Accidents can happen to anyone at anytime. While we understand that the moments after an accident are disorienting and painful, remembering these steps may help to protect you in the long run.
- Call the police. Even if all drivers involved have insurance, it is important to have the police come to the scene and create an accident report. In this report, they will describe the cause of the accident, the damage done to the vehicles involved, and any injuries sustained by the drivers and passengers.
- Take pictures. While you shouldn’t be using your phone while driving, the camera feature found on most devices can be used to document the damage and injuries sustained in the crash.
- Collect witness information. If anyone saw the accident be sure to get their name, phone number, and address.
- Go to the doctor. Even if you aren’t sure that you were injured, it is important to get an exam because the symptoms of some serious injuries don’t show up until hours or days later.

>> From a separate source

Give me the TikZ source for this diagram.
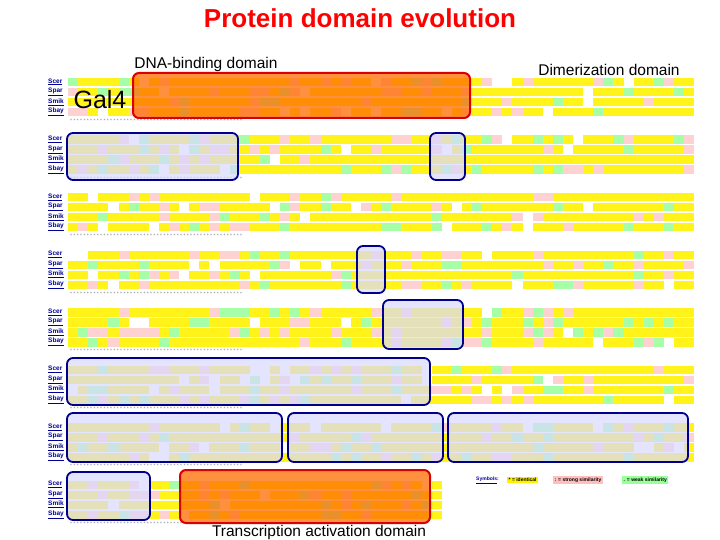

- File an insurance claim. You should notify the insurance company that you were involved in a crash. However, you should avoid making a recorded statement with an adjuster until you have spoken to a car accident attorney.
- Contact an attorney. While this may seem like a drastic step to some people, it is an excellent way to ensure you are kept financially safe.
Why Shouldn’t I Talk To An Adjuster?
Policy holders frequently assume that the insurance company is on their side and exists to protect them and their well-being. Sadly, the insurance industry has evolved into one that is focused on making money and former insurance adjusters have reported that their employers trained them to ask questions which may lead to the reduction of a payout or denial of a claim.
Can An Attorney Really Help?
Yes! In addition to handling communication with the insurance company, an attorney can also inform you of any other legal avenues available to you. This may include a third-party lawsuit against the driver who caused the accident or, if you were driving for your job at the time of the crash, a workers’ compensation claim.
Can I File Both?
Yes, it is possible to file both a workers’ compensation claim and a third-party personal injury lawsuit at the same time. Through these claims, it may be possible to obtain the compensation you need to pay for medical treatments, cover the loss of wages from being unable to work, and even payments for emotional and physical trauma.
The last thing that any accident victim needs to deal with is the stress of dealing with the logistics of either of these claims. Any attorney can help you file all the necessary paperwork, handle any communication involving insurance companies, and can most likely negotiate a higher settlement on your behalf than you would have been able to on your own.